┏━━

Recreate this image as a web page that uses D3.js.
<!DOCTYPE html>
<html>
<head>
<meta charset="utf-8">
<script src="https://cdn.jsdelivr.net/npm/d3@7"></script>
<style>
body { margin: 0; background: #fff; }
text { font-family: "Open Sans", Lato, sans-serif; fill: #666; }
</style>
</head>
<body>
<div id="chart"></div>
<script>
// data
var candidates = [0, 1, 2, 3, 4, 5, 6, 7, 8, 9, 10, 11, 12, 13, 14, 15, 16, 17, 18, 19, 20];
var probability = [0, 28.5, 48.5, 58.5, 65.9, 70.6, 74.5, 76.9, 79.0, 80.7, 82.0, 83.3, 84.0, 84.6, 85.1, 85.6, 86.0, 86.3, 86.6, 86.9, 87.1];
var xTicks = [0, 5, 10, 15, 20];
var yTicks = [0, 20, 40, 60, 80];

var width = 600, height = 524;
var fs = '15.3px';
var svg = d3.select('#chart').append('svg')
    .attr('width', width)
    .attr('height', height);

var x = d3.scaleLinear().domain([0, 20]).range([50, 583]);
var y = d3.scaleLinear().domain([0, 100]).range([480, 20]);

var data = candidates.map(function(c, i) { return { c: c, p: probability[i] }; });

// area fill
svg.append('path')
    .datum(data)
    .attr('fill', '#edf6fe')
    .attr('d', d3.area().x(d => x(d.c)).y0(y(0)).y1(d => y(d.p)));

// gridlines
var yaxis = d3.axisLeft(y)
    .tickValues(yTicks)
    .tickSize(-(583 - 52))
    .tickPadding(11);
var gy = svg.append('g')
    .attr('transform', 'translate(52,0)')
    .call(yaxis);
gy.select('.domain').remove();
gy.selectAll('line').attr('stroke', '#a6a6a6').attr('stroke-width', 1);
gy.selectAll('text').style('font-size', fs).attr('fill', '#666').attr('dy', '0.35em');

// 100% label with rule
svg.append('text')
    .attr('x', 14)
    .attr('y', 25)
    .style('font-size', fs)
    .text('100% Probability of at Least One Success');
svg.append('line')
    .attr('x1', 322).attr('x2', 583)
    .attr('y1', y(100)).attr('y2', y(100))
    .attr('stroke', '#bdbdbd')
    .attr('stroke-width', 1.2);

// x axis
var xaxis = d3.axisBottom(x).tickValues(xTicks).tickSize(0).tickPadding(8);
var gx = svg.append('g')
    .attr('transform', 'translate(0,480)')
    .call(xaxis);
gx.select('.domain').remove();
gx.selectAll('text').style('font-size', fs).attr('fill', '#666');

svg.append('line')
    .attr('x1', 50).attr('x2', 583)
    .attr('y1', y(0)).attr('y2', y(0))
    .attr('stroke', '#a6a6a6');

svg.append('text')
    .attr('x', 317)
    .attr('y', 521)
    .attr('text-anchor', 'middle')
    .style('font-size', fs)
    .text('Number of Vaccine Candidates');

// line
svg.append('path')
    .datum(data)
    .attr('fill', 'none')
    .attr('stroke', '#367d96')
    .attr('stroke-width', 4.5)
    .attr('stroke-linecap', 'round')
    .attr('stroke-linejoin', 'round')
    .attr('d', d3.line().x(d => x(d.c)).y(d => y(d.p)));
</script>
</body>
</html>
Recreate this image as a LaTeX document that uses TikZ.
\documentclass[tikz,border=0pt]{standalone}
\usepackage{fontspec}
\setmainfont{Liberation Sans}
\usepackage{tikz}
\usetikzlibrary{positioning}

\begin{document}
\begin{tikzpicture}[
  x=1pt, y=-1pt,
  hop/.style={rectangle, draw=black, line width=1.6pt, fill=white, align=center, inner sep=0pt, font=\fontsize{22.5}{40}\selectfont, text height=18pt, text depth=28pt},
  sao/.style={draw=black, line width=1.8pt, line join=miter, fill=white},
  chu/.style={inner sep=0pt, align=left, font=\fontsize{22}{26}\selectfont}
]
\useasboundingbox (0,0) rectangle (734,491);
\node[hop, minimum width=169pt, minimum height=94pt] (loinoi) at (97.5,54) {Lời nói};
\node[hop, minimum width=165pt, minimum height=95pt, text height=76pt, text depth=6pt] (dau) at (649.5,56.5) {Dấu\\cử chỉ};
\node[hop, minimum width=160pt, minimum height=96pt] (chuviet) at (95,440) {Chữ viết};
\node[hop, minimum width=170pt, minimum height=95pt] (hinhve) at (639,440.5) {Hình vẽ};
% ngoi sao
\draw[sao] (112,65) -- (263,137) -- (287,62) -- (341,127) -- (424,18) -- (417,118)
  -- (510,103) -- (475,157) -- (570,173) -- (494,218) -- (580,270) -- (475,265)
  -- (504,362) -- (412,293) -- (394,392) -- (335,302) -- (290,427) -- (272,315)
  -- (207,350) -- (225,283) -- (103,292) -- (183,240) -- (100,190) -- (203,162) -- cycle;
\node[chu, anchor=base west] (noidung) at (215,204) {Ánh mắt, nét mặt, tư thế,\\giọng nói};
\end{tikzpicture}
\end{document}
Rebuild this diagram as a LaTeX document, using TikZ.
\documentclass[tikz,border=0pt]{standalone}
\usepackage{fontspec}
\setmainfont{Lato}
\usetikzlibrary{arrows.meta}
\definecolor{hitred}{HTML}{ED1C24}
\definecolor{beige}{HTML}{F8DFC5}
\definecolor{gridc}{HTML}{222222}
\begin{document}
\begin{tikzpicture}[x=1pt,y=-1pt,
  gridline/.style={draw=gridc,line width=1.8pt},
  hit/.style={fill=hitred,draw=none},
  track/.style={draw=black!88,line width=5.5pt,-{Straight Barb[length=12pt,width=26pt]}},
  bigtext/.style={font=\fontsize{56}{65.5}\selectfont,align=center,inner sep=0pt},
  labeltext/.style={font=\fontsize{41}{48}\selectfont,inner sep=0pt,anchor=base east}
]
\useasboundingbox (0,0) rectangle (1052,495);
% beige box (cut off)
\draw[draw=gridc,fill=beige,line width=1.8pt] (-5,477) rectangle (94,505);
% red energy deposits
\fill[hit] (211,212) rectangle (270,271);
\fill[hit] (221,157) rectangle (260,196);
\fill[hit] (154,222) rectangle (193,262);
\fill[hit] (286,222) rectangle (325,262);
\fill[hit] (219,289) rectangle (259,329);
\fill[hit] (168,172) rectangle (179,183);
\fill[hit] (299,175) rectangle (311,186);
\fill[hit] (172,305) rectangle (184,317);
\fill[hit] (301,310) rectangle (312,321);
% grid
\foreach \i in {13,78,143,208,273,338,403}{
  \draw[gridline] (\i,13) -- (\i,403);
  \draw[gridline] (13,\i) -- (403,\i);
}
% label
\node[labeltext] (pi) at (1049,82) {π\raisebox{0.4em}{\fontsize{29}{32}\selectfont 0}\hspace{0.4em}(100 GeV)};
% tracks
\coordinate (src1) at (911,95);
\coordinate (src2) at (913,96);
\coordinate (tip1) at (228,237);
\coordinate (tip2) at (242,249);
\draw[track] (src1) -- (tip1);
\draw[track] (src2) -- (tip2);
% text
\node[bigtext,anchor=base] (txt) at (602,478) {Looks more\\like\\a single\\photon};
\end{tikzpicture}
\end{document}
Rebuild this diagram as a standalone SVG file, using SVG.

┗━━

Exercise prompt —
Output all records verbatim.

Correct answer —
Recreate this image as a web page that uses D3.js.
<!DOCTYPE html>
<html>
<head>
<meta charset="utf-8">
<script src="https://cdn.jsdelivr.net/npm/d3@7"></script>
<style>
body { margin: 0; background: #fff; }
text { font-family: "Open Sans", Lato, sans-serif; fill: #666; }
</style>
</head>
<body>
<div id="chart"></div>
<script>
// data
var candidates = [0, 1, 2, 3, 4, 5, 6, 7, 8, 9, 10, 11, 12, 13, 14, 15, 16, 17, 18, 19, 20];
var probability = [0, 28.5, 48.5, 58.5, 65.9, 70.6, 74.5, 76.9, 79.0, 80.7, 82.0, 83.3, 84.0, 84.6, 85.1, 85.6, 86.0, 86.3, 86.6, 86.9, 87.1];
var xTicks = [0, 5, 10, 15, 20];
var yTicks = [0, 20, 40, 60, 80];

var width = 600, height = 524;
var fs = '15.3px';
var svg = d3.select('#chart').append('svg')
    .attr('width', width)
    .attr('height', height);

var x = d3.scaleLinear().domain([0, 20]).range([50, 583]);
var y = d3.scaleLinear().domain([0, 100]).range([480, 20]);

var data = candidates.map(function(c, i) { return { c: c, p: probability[i] }; });

// area fill
svg.append('path')
    .datum(data)
    .attr('fill', '#edf6fe')
    .attr('d', d3.area().x(d => x(d.c)).y0(y(0)).y1(d => y(d.p)));

// gridlines
var yaxis = d3.axisLeft(y)
    .tickValues(yTicks)
    .tickSize(-(583 - 52))
    .tickPadding(11);
var gy = svg.append('g')
    .attr('transform', 'translate(52,0)')
    .call(yaxis);
gy.select('.domain').remove();
gy.selectAll('line').attr('stroke', '#a6a6a6').attr('stroke-width', 1);
gy.selectAll('text').style('font-size', fs).attr('fill', '#666').attr('dy', '0.35em');

// 100% label with rule
svg.append('text')
    .attr('x', 14)
    .attr('y', 25)
    .style('font-size', fs)
    .text('100% Probability of at Least One Success');
svg.append('line')
    .attr('x1', 322).attr('x2', 583)
    .attr('y1', y(100)).attr('y2', y(100))
    .attr('stroke', '#bdbdbd')
    .attr('stroke-width', 1.2);

// x axis
var xaxis = d3.axisBottom(x).tickValues(xTicks).tickSize(0).tickPadding(8);
var gx = svg.append('g')
    .attr('transform', 'translate(0,480)')
    .call(xaxis);
gx.select('.domain').remove();
gx.selectAll('text').style('font-size', fs).attr('fill', '#666');

svg.append('line')
    .attr('x1', 50).attr('x2', 583)
    .attr('y1', y(0)).attr('y2', y(0))
    .attr('stroke', '#a6a6a6');

svg.append('text')
    .attr('x', 317)
    .attr('y', 521)
    .attr('text-anchor', 'middle')
    .style('font-size', fs)
    .text('Number of Vaccine Candidates');

// line
svg.append('path')
    .datum(data)
    .attr('fill', 'none')
    .attr('stroke', '#367d96')
    .attr('stroke-width', 4.5)
    .attr('stroke-linecap', 'round')
    .attr('stroke-linejoin', 'round')
    .attr('d', d3.line().x(d => x(d.c)).y(d => y(d.p)));
</script>
</body>
</html>
Recreate this image as a LaTeX document that uses TikZ.
\documentclass[tikz,border=0pt]{standalone}
\usepackage{fontspec}
\setmainfont{Liberation Sans}
\usepackage{tikz}
\usetikzlibrary{positioning}

\begin{document}
\begin{tikzpicture}[
  x=1pt, y=-1pt,
  hop/.style={rectangle, draw=black, line width=1.6pt, fill=white, align=center, inner sep=0pt, font=\fontsize{22.5}{40}\selectfont, text height=18pt, text depth=28pt},
  sao/.style={draw=black, line width=1.8pt, line join=miter, fill=white},
  chu/.style={inner sep=0pt, align=left, font=\fontsize{22}{26}\selectfont}
]
\useasboundingbox (0,0) rectangle (734,491);
\node[hop, minimum width=169pt, minimum height=94pt] (loinoi) at (97.5,54) {Lời nói};
\node[hop, minimum width=165pt, minimum height=95pt, text height=76pt, text depth=6pt] (dau) at (649.5,56.5) {Dấu\\cử chỉ};
\node[hop, minimum width=160pt, minimum height=96pt] (chuviet) at (95,440) {Chữ viết};
\node[hop, minimum width=170pt, minimum height=95pt] (hinhve) at (639,440.5) {Hình vẽ};
% ngoi sao
\draw[sao] (112,65) -- (263,137) -- (287,62) -- (341,127) -- (424,18) -- (417,118)
  -- (510,103) -- (475,157) -- (570,173) -- (494,218) -- (580,270) -- (475,265)
  -- (504,362) -- (412,293) -- (394,392) -- (335,302) -- (290,427) -- (272,315)
  -- (207,350) -- (225,283) -- (103,292) -- (183,240) -- (100,190) -- (203,162) -- cycle;
\node[chu, anchor=base west] (noidung) at (215,204) {Ánh mắt, nét mặt, tư thế,\\giọng nói};
\end{tikzpicture}
\end{document}
Rebuild this diagram as a LaTeX document, using TikZ.
\documentclass[tikz,border=0pt]{standalone}
\usepackage{fontspec}
\setmainfont{Lato}
\usetikzlibrary{arrows.meta}
\definecolor{hitred}{HTML}{ED1C24}
\definecolor{beige}{HTML}{F8DFC5}
\definecolor{gridc}{HTML}{222222}
\begin{document}
\begin{tikzpicture}[x=1pt,y=-1pt,
  gridline/.style={draw=gridc,line width=1.8pt},
  hit/.style={fill=hitred,draw=none},
  track/.style={draw=black!88,line width=5.5pt,-{Straight Barb[length=12pt,width=26pt]}},
  bigtext/.style={font=\fontsize{56}{65.5}\selectfont,align=center,inner sep=0pt},
  labeltext/.style={font=\fontsize{41}{48}\selectfont,inner sep=0pt,anchor=base east}
]
\useasboundingbox (0,0) rectangle (1052,495);
% beige box (cut off)
\draw[draw=gridc,fill=beige,line width=1.8pt] (-5,477) rectangle (94,505);
% red energy deposits
\fill[hit] (211,212) rectangle (270,271);
\fill[hit] (221,157) rectangle (260,196);
\fill[hit] (154,222) rectangle (193,262);
\fill[hit] (286,222) rectangle (325,262);
\fill[hit] (219,289) rectangle (259,329);
\fill[hit] (168,172) rectangle (179,183);
\fill[hit] (299,175) rectangle (311,186);
\fill[hit] (172,305) rectangle (184,317);
\fill[hit] (301,310) rectangle (312,321);
% grid
\foreach \i in {13,78,143,208,273,338,403}{
  \draw[gridline] (\i,13) -- (\i,403);
  \draw[gridline] (13,\i) -- (403,\i);
}
% label
\node[labeltext] (pi) at (1049,82) {π\raisebox{0.4em}{\fontsize{29}{32}\selectfont 0}\hspace{0.4em}(100 GeV)};
% tracks
\coordinate (src1) at (911,95);
\coordinate (src2) at (913,96);
\coordinate (tip1) at (228,237);
\coordinate (tip2) at (242,249);
\draw[track] (src1) -- (tip1);
\draw[track] (src2) -- (tip2);
% text
\node[bigtext,anchor=base] (txt) at (602,478) {Looks more\\like\\a single\\photon};
\end{tikzpicture}
\end{document}
Rebuild this diagram as a standalone SVG file, using SVG.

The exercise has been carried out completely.